Extract all lines containing "this".

Start of SOURCE RECORDS

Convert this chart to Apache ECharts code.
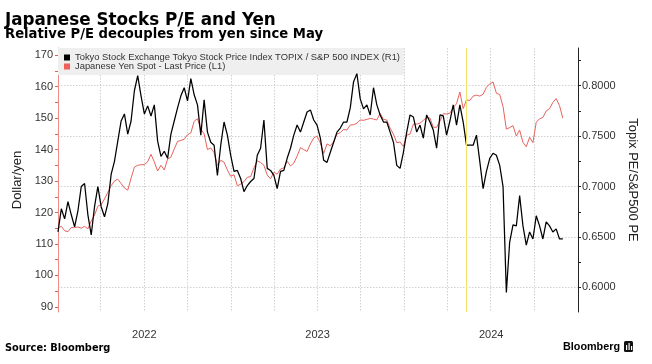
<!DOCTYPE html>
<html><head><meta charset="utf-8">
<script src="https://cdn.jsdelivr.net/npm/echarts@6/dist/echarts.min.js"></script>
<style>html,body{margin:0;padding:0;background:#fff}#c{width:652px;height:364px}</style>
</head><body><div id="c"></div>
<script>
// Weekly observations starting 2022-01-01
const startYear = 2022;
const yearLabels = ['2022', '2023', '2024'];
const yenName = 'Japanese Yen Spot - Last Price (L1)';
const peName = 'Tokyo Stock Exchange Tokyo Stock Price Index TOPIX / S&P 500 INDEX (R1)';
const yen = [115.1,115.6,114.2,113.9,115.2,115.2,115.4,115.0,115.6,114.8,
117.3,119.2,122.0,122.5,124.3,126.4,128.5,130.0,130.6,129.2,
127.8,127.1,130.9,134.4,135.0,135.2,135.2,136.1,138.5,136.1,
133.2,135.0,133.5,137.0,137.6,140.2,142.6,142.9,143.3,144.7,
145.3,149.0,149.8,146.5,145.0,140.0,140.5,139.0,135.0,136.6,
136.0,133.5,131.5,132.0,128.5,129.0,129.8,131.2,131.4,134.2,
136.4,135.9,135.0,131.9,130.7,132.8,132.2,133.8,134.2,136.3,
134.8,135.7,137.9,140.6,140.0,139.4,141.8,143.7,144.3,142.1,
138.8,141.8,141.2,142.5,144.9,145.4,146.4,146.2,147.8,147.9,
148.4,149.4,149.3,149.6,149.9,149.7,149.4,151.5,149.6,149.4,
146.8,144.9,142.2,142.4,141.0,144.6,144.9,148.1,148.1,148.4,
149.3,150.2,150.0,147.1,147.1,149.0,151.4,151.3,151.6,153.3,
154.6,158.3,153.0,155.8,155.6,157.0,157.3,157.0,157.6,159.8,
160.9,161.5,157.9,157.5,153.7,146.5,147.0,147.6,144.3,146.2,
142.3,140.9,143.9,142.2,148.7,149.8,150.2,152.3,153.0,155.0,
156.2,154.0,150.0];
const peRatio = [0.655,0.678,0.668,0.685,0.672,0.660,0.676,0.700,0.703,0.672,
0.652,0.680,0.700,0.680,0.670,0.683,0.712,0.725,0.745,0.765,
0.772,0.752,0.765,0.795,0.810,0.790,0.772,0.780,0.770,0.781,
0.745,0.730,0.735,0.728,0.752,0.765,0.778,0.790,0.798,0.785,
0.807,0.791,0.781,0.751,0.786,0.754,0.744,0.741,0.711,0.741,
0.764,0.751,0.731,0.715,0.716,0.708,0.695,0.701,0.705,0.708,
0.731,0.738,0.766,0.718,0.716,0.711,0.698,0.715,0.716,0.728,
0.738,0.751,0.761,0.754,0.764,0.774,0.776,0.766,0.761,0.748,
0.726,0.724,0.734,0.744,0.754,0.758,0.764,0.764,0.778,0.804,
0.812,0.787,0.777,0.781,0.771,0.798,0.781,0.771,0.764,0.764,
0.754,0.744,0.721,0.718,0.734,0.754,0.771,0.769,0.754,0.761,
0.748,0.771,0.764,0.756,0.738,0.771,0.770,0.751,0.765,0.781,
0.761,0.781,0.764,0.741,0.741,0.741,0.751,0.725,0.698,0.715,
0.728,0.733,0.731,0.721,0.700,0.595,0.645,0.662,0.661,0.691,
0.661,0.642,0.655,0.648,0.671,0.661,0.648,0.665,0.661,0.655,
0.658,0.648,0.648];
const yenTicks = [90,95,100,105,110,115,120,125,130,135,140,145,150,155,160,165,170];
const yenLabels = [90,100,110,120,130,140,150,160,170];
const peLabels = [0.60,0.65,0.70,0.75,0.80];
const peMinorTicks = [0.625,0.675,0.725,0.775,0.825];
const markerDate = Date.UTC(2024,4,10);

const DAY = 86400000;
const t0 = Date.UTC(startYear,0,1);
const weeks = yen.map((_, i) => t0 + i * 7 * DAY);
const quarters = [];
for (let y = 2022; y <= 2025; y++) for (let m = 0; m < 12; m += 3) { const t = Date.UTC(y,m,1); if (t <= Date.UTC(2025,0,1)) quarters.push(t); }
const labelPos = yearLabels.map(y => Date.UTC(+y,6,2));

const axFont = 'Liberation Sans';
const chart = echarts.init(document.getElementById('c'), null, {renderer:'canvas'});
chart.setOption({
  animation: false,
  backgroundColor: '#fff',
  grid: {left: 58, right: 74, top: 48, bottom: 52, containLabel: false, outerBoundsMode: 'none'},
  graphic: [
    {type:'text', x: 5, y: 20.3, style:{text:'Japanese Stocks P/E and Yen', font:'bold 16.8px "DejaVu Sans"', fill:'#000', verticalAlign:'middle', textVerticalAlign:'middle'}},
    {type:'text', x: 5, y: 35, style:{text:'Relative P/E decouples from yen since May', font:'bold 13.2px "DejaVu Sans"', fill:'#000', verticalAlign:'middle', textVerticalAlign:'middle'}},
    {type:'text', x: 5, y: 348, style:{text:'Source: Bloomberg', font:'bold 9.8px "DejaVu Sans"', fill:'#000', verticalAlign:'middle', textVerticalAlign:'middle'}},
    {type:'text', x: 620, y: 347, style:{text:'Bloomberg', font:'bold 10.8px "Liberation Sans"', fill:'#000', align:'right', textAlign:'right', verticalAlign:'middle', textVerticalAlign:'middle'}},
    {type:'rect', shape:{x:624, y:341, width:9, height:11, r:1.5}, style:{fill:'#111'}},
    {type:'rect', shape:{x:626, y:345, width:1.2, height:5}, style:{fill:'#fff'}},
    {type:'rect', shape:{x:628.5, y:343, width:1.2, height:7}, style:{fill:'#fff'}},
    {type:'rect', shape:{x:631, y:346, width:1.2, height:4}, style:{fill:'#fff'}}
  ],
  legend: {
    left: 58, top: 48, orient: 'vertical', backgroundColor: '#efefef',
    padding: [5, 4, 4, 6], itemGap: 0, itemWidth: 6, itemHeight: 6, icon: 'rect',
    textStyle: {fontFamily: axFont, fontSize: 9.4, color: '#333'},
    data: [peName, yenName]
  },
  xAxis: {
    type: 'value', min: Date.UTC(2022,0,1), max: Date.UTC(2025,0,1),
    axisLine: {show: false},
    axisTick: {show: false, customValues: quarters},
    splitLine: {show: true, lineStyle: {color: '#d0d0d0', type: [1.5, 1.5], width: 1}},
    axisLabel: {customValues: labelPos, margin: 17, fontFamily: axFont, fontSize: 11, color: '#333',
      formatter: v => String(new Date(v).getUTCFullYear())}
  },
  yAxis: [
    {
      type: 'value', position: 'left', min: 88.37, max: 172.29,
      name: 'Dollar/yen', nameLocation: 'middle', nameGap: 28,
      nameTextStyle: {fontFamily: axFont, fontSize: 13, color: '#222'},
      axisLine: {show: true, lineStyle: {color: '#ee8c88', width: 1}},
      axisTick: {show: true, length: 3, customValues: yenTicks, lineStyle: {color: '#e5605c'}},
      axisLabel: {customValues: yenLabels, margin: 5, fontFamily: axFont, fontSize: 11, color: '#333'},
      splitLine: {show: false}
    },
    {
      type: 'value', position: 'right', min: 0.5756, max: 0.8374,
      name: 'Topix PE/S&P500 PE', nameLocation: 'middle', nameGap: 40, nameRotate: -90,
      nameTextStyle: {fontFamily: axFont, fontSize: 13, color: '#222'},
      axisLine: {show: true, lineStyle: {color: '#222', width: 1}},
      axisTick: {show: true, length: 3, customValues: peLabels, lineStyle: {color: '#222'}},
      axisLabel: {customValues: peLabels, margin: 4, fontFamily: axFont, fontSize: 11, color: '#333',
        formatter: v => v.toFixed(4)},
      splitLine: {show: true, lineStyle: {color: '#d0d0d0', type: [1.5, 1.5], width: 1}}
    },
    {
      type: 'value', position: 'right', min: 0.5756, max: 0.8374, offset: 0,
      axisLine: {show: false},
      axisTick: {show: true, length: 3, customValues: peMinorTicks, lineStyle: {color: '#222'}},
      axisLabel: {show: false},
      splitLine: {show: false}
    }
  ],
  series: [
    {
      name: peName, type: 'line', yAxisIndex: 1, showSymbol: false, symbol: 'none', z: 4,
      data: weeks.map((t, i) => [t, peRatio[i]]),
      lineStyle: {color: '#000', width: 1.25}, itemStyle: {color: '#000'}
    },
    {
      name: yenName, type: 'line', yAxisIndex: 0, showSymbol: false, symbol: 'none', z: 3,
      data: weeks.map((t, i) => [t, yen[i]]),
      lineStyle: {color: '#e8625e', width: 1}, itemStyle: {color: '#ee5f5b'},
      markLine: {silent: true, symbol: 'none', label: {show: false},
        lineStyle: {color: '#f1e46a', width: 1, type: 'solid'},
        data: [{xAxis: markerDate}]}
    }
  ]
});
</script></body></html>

End of SOURCE RECORDS
Start of SOURCE RECORDS

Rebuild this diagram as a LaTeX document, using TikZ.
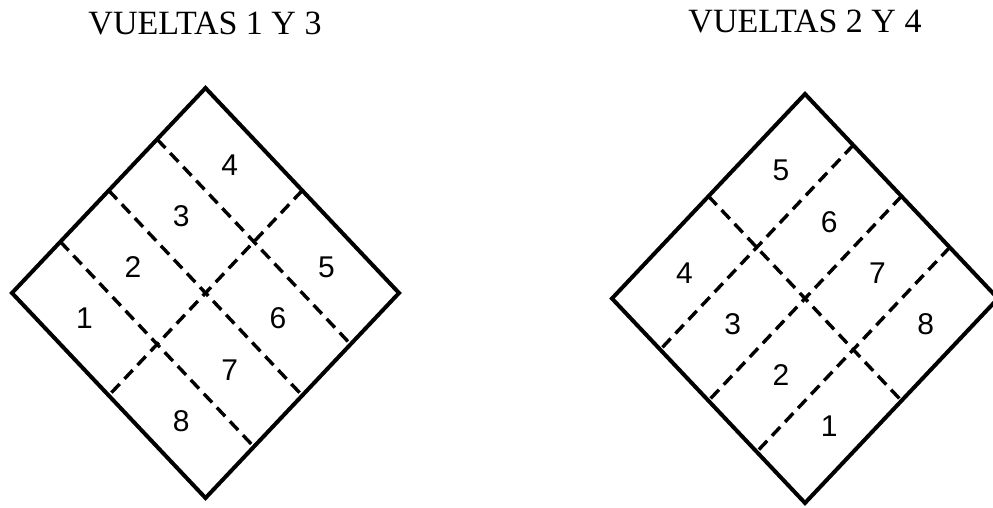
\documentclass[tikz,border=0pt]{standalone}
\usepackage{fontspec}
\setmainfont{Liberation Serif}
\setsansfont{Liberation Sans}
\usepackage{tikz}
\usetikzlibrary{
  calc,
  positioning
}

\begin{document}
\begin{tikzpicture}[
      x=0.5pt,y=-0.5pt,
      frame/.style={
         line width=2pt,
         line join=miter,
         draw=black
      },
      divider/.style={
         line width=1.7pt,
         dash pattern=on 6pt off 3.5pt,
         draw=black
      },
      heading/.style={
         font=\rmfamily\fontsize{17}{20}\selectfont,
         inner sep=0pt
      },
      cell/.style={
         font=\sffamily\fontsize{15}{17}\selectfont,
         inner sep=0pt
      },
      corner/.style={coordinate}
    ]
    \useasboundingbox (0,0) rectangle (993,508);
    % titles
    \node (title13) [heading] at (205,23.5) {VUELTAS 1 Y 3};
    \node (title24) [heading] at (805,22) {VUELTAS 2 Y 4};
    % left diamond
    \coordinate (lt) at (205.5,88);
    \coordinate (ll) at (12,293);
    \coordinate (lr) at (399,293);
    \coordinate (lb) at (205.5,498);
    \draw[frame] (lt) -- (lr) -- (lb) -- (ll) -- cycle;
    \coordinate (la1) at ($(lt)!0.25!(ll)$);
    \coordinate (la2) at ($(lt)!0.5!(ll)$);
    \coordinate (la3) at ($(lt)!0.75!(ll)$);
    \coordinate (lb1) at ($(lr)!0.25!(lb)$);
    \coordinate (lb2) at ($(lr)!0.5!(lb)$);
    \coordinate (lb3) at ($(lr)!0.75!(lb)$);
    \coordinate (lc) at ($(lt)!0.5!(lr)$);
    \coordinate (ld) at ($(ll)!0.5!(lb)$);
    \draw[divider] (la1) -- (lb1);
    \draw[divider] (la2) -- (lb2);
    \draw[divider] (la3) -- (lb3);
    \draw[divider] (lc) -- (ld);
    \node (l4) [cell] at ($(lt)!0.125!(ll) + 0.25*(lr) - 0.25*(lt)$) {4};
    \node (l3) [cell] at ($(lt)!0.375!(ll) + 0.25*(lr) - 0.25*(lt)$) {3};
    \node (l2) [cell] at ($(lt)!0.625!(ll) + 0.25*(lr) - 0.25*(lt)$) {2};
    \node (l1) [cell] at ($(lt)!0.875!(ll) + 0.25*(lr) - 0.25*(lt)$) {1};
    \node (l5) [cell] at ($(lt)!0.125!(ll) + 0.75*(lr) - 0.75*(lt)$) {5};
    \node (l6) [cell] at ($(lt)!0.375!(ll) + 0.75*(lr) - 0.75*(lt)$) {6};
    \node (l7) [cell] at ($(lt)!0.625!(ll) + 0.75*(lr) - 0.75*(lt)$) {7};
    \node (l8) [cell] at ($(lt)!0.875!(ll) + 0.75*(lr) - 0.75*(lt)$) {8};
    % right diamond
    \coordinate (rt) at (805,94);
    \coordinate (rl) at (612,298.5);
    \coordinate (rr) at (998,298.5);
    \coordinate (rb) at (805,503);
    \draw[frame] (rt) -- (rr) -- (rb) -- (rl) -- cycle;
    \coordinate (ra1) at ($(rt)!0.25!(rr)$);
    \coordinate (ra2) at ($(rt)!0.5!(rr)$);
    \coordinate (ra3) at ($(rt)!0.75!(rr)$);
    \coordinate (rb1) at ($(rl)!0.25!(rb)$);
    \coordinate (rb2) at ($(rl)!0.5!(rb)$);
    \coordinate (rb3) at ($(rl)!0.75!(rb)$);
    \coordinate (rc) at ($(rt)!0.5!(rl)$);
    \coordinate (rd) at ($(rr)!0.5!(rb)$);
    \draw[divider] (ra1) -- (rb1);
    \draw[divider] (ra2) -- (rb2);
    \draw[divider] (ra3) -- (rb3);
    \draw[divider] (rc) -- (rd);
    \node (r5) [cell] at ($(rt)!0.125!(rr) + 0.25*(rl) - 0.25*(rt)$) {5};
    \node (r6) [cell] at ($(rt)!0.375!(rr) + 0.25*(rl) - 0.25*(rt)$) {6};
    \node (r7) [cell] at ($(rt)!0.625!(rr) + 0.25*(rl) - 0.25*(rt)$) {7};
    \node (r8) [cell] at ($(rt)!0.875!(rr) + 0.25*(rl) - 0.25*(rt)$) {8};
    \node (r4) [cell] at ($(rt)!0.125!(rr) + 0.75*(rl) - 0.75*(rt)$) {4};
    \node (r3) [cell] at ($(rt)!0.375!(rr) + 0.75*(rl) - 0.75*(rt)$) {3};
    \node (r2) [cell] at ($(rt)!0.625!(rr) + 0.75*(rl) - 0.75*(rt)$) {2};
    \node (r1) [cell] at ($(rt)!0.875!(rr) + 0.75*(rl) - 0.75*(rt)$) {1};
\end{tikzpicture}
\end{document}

End of SOURCE RECORDS

▶ _EXPECTED ANSWER_:
Convert this chart to Apache ECharts code.
Rebuild this diagram as a LaTeX document, using TikZ.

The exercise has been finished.